Enron sought a total repeal of PUHCA and modifications to PURPA. At a meeting of the Coalition of Northeastern Governors in Vermont in December 1996, Jeffrey Skilling, then-CEO of Enron Capital and Trade Resources, sounded almost impatient. “Every day we delay [deregulation], we’re costing consumers a lot of money,” he said. “It can be done quickly. The key is to get legislation done fast.”
However, the battle on Capitol Hill was not won definitively by Enron and its allies. Since passage of the Energy Policy Act of 1992, a number of bills have been introduced in the House and the Senate. But none of these measures became law, despite support from successive administrations. Both the Clinton and Bush White House backed restructuring and released their own versions of deregulation legislation.
The groups that lobbied against deregulation, mainly utilities, had been waging an even more brutal and successful lobbying campaign to block Enron’s preferred plans. Players on both sides of the issue have so far spent more than $50 million in lobbying, according to the Center for Responsive Politics.
Backers of deregulation were, however, more successful in states. Virtually every state considered deregulation at some point, and, so far, nearly half the states have restructured their power markets to varying degrees.
According the Department of Energy, 18 states and the District of Columbia have restructured their power market.
Enron won contracts worth several million dollars in many of these states.
Deregulation would have been more successful in states and even at the federal level had it not been for the California power crisis of 2000 and 2001. When electricity prices and public outrage shot up in California as a result of an artificial shortage, several states began revisiting the issue, and some either stalled or slowed down their deregulation plans.
In the states, Enron tried to shape the debate on restructuring by following a strategy similar to the one it adopted at the federal level—that is, working with other large companies and trade groups, and hiring well-connected lobbyists.
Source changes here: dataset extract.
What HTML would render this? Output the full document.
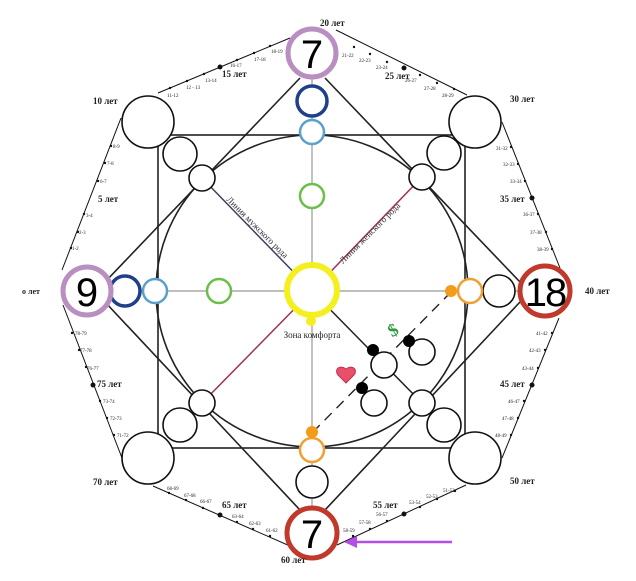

Across the country, Enron coordinated its lobbying efforts and public campaigns with other groups. It worked with New York Energy Providers Association in New York, Alliance for Lower Electric Rates Today in Louisiana, Direct Access Alliance in California, the North Carolina Coalition for Customer Choice in Electricity, South Carolinians for Competitive Electricity and the Competitive Power Coalition in Massachusetts.
As in Washington, it hired a number of former legislators, regulators and other state officials to lobby state capitols. For instance, in Texas, it hired former state House Speaker Gib Lewis as a lobbyist. Sue Nord, a former Massachusetts Department of Public Utilities, lobbied for Enron in that state, and so did Tom Rutherford, a former New Mexican state senator. Max Yzaguirre, head of Texas Public Utility Commission, once worked for Enron.
At the height of the deregulation debate, Enron had lobbying presence in nearly all the states. The Center database on lobbying interests in states, released early last year, revealed that in early 2000 Enron had registered to hire lobbyists in at least 37 states.
The company tried to gain access to legislators and other decision-makers in a variety of ways to ensure that the restructuring package was favorable to it. In August 1997, when the New Mexico legislature was debating deregulation, Enron took a dozen state legislators who were attending the Council of State Governments-West conference for a cruise around San Francisco Bay, the Albuquerque Journal reported.
The same year, Enron Chairman and CEO Kenneth Lay wrote a letter to North Carolina House Speaker Harold Brubaker requesting a seat on a study panel for an Enron employee, who is connected to the Republican Party. “As you may know, I have been very active in Republican politics and served as Chairman of the Host Committee for the 1992 Republican National Convention held here in Houston,” Lay wrote. Despite the letter, Enron’s employee did not get a seat.
As states passed legislation to restructure their power markets, Enron capitalized by striking a series of power deals. For instance, in California, it won a five-year deal, worth $300 million, to supply electricity to the 31 campuses of the University of California.
The company also had stakes in cities that were privatizing electricity and also fought for privatization of power in military bases.
A 1988 law had banned the military from buying power from anyone other than local utilities. After a sustained lobbying campaign by Enron and other groups, the legislation was overturned. Subsequently, Enron won a contract worth $25 million to supply electricity to Fort Hamilton in Brooklyn, New York. The man who spearheaded the Enron’s lobbying campaign was Thomas L. White, who later became the Army secretary.
The cities and regions Enron targeted include Peterborough, in New Hampshire, Anaheim, Fresno and San Francisco.
In 1997, the company won a pilot program in Peterborough after waging an aggressive lobbying campaign that included holding picnics, lobbying town selectmen, and donating $25,000 for town improvements, according to the trade publication Electric Perspectives.
But Enron did not get everything it wanted from the states. Restructuring legislation passed by some states did not contain many of the provisions it had lobbied for, and some adopted plans that Enron’s opponents advocated.